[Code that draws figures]
---+---
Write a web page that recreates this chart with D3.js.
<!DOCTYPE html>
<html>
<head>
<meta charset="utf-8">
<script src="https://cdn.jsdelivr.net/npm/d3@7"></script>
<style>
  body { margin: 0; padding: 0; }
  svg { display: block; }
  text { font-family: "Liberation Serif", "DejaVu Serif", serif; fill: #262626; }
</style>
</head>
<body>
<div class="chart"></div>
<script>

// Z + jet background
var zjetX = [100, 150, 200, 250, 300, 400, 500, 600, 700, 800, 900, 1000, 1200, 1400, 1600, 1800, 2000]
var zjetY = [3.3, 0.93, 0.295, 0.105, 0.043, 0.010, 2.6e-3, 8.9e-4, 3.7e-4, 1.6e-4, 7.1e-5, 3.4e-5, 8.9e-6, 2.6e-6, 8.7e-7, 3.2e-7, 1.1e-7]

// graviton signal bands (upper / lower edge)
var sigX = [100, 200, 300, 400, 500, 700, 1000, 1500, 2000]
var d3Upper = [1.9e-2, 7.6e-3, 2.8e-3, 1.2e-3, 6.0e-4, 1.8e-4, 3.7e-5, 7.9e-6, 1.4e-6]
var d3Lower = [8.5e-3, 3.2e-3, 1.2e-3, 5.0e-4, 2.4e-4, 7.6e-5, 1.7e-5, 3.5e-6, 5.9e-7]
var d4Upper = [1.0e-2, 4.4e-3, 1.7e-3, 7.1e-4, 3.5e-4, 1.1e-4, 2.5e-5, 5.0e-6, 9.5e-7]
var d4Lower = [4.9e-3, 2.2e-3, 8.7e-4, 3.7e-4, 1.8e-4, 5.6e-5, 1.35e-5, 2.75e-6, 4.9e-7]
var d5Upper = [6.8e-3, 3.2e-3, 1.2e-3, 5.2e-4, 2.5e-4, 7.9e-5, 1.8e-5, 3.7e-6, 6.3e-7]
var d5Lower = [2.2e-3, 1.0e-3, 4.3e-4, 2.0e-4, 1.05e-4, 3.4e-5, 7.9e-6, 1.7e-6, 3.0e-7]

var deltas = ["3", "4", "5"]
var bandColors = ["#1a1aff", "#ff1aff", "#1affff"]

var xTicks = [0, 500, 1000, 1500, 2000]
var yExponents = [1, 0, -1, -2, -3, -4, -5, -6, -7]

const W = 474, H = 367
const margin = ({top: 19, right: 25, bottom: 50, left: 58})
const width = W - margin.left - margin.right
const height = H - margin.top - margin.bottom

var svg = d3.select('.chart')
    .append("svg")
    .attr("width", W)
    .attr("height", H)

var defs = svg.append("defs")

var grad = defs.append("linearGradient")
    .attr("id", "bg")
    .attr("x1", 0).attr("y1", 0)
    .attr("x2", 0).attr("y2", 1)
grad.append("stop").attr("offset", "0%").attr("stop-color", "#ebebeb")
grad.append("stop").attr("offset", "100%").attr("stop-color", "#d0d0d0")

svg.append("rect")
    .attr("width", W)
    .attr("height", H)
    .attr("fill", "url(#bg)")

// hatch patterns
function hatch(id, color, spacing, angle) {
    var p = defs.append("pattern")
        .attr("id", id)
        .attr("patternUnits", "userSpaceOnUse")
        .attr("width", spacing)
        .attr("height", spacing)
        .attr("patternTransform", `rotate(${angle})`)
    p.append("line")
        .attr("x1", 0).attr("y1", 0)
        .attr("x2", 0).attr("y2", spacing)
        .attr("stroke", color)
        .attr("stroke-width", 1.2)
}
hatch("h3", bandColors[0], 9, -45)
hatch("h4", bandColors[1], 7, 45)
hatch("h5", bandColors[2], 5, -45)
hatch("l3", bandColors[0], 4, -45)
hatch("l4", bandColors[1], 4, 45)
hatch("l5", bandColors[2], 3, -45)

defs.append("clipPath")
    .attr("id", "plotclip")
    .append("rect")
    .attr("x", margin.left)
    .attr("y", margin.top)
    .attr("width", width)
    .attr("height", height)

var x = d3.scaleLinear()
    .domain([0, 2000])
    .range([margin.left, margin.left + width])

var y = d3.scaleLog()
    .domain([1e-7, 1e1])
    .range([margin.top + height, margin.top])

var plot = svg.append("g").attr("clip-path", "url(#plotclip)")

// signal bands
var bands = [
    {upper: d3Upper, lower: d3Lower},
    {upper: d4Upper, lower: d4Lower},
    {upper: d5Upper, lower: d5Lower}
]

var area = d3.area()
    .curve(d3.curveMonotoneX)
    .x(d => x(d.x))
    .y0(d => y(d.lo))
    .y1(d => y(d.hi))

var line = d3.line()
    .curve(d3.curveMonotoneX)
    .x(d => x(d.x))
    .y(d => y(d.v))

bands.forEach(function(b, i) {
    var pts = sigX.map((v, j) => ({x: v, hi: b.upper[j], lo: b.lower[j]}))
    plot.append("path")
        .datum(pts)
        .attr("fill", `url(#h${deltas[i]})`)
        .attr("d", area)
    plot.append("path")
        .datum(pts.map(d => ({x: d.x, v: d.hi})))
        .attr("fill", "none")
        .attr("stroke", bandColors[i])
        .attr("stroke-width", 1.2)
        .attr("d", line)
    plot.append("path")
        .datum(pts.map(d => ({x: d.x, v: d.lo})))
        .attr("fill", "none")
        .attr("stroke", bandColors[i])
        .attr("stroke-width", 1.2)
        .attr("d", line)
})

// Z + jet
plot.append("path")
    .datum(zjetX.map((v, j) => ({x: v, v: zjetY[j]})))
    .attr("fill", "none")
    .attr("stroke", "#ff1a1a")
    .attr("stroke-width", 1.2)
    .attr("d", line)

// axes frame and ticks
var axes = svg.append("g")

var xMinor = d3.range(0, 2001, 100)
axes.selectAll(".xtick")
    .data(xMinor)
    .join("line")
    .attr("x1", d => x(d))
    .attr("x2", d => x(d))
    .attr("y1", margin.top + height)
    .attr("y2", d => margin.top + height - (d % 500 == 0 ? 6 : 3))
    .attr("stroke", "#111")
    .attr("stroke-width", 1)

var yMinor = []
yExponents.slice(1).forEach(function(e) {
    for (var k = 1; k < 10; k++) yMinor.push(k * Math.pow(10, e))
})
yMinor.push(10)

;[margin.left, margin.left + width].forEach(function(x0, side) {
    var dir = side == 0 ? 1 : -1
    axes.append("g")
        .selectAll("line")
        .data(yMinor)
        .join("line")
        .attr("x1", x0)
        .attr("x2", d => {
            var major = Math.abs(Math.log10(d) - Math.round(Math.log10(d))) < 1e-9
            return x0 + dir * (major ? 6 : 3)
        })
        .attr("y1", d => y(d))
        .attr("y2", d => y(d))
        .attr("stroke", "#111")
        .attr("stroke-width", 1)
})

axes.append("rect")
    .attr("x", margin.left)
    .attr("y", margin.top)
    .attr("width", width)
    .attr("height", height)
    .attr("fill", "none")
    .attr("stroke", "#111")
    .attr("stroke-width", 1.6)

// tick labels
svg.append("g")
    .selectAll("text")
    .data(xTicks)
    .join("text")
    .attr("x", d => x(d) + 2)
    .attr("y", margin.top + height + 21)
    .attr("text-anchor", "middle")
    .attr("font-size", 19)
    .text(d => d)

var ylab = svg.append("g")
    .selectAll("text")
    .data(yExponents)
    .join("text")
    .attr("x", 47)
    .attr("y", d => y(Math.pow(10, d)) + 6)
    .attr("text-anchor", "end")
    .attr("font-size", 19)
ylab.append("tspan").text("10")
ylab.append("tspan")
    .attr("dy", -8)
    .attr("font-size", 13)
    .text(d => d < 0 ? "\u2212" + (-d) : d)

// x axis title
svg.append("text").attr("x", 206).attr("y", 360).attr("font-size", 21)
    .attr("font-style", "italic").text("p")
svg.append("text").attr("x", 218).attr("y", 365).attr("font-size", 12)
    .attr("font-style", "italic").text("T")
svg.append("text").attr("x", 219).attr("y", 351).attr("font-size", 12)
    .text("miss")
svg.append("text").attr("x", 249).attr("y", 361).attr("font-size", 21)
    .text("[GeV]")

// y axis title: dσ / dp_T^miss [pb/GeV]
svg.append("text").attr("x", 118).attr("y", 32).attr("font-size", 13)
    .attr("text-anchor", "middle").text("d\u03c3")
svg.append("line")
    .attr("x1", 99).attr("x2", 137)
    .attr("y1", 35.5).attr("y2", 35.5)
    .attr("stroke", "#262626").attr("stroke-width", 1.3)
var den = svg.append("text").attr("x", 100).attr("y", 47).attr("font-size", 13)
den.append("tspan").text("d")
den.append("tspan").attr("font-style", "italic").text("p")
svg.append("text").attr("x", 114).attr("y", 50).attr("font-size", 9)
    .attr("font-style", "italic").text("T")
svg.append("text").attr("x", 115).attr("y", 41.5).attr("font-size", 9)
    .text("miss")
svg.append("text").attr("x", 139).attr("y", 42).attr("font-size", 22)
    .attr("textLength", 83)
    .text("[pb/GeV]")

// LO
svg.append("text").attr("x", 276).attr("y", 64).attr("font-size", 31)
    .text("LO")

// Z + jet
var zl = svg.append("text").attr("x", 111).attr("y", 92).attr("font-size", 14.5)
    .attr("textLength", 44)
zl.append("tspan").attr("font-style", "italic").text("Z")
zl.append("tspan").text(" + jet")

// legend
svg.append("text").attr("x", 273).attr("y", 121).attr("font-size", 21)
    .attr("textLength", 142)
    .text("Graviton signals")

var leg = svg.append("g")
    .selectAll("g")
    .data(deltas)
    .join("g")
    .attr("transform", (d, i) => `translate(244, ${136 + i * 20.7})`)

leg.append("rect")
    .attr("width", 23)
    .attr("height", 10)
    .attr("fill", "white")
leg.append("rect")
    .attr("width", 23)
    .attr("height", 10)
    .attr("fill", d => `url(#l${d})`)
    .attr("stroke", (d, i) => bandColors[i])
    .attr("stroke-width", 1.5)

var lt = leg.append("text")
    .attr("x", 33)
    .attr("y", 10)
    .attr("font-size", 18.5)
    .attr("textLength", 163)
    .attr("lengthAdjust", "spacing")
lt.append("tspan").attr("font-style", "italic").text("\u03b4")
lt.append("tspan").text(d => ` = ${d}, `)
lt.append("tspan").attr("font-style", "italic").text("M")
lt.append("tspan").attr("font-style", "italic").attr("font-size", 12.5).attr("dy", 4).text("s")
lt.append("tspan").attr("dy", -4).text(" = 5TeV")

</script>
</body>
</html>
---+---
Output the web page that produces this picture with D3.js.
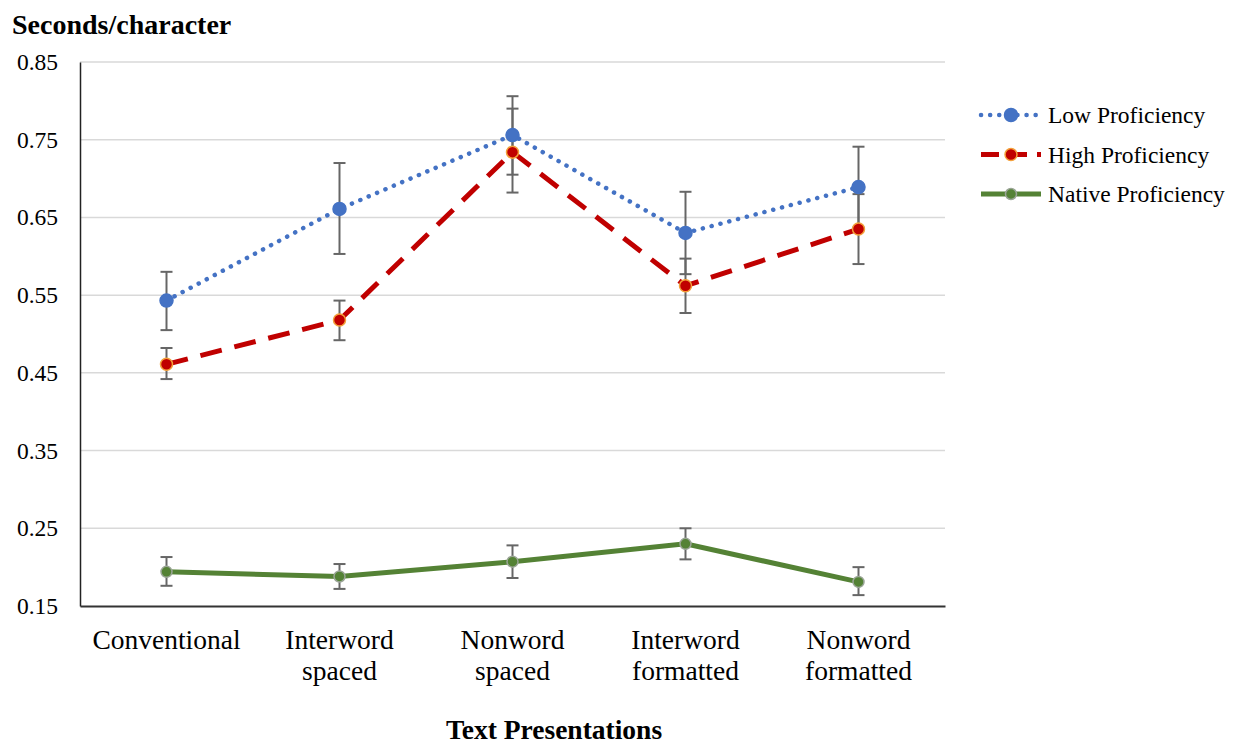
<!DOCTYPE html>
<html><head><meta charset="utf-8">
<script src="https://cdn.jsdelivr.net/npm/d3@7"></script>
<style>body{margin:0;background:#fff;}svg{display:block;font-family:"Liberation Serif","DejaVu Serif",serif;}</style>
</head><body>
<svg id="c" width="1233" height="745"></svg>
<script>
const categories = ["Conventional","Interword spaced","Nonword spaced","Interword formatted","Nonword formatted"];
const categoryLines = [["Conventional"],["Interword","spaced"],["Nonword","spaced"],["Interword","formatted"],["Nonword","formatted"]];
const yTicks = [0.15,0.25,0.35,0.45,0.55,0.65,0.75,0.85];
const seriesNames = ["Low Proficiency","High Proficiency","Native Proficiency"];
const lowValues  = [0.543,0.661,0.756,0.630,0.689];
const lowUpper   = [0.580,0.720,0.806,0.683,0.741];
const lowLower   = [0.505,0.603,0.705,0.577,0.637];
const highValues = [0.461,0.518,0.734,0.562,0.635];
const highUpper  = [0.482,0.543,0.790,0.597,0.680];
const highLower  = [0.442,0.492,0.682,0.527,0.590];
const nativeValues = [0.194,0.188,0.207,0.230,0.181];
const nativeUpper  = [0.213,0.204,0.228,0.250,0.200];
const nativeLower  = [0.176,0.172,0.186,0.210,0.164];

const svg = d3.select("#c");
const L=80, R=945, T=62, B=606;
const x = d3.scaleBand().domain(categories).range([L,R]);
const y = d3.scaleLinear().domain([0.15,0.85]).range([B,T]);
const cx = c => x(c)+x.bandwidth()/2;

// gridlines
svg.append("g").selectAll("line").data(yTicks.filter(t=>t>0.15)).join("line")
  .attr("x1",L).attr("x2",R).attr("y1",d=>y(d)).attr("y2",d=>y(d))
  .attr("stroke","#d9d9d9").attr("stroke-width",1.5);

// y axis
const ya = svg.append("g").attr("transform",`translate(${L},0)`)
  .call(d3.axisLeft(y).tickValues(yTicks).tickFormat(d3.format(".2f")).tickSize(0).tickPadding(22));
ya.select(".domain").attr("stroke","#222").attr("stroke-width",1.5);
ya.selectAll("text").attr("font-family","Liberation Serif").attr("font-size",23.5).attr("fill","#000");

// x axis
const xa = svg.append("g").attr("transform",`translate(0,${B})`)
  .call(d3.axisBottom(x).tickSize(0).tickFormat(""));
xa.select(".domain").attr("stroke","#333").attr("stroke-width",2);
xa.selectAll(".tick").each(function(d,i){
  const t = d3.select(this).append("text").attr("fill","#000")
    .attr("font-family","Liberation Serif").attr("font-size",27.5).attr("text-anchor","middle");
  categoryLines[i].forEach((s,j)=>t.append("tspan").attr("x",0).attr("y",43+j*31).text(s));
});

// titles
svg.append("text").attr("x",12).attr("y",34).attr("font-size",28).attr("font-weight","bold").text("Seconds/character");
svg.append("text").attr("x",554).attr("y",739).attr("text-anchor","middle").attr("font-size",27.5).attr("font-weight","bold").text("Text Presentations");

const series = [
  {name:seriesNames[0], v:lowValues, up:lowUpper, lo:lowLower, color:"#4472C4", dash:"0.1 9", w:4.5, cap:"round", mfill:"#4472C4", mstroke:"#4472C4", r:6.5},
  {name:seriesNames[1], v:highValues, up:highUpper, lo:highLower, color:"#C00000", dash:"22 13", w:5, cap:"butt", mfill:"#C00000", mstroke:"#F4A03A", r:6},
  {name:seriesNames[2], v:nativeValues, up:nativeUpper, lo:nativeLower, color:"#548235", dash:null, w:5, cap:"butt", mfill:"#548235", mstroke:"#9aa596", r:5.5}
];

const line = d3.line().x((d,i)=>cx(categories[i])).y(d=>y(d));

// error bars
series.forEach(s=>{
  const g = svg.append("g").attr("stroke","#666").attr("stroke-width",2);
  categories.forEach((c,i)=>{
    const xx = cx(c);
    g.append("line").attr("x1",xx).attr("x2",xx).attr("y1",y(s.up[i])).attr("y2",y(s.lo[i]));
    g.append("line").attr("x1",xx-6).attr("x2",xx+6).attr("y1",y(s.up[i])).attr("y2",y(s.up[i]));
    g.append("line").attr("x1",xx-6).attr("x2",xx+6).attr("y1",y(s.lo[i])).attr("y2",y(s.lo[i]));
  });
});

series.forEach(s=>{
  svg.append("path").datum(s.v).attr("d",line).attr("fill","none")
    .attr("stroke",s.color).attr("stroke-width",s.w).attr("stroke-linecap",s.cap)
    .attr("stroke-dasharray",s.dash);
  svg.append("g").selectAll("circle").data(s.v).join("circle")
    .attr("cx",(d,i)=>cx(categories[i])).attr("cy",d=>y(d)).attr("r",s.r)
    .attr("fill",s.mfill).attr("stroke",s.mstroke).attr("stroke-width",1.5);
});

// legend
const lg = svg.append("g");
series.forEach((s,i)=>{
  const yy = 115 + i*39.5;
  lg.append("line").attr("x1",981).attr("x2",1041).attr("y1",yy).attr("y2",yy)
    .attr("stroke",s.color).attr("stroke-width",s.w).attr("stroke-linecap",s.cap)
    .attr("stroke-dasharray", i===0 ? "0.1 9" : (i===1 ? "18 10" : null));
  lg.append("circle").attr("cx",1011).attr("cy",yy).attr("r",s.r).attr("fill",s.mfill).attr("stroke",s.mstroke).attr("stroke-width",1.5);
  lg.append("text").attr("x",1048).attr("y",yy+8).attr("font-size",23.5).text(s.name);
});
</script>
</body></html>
---+---
▸ Aim of the task
Respond with the number of lines containing "page" and no additional words.

▸ Task answer
2